The Parse Document task will return the following parameters.

ParameterDescription
resultArray of strings containing the parsed document text. Each element is one text segment; if chunkSize is 0, the array contains a single element with the full content.

Adding a Parse Document task in UI

To add a Parse Document task:

  1. In your workflow, select the (+) icon and add a Parse Document task.
  2. (Optional) For non-public URLs, in Integration Name, select the integration already added to the cluster from where the documents are to be parsed.
  3. In Document URL, enter the document URL to be parsed.
  4. (Optional) In Media Type, select the document type. Use Auto-detect for automatically detecting based on the content and file extension.
  5. (Optional) In Chunking Configuration, enter the Chunk Size.

Parse Document Task

Examples

Here are some examples for using the Parse Document task.

Using Parse Document task

To illustrate the Parse Document task, the following workflow parses a publicly available PDF.

To create a workflow definition using Conductor UI:

  1. Go to Definitions > Workflow, from the left navigation menu on your Conductor cluster.
  2. Select + Define workflow.
  3. In the Code tab, paste the following code:

Workflow definition:

{
"name": "parse_document_example_pdf",
"description": "Parse a public PDF and return text segments",
"version": 1,
"schemaVersion": 2,
"tasks": [
{
"name": "parse_document",
"taskReferenceName": "pd",
"type": "PARSE_DOCUMENT",
"inputParameters": {
"url": "https://www.niti.gov.in/sites/default/files/2023-02/Annual-Report-2022-2023-English_06022023_compressed.pdf",
"mediaType": "application/pdf",
"chunkSize": 1000
}
}
]
}
  1. Select Save > Confirm.

Let’s execute the workflow using the Execute button.

When executed, the workflow fetches the PDF from the provided URL, extracts readable text content, and divides it into smaller text segments based on the specified chunkSize.

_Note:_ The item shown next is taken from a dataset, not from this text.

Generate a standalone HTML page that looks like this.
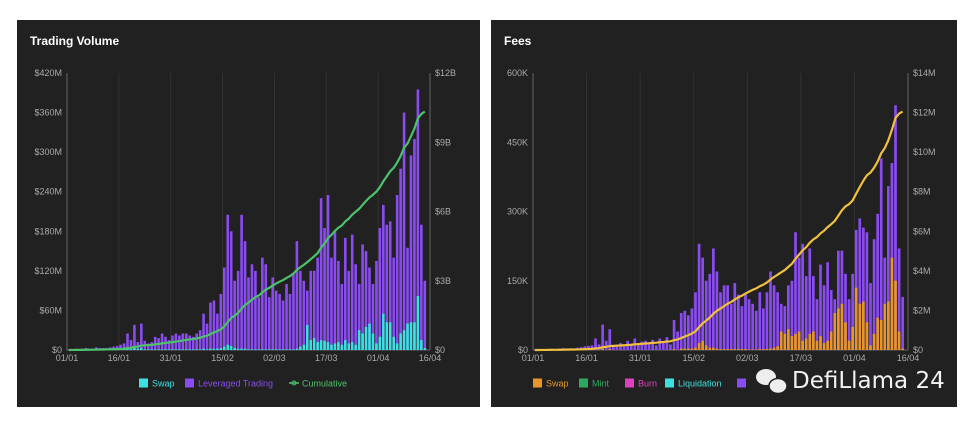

After successful execution, the Parse Document task produces the following output:

Output of the parse document task

Each segment preserves the structure and order of the document, including section headers and line breaks. The extracted segments are returned in the result array and are ready for downstream processing, such as summarization, embedding generation, or indexing.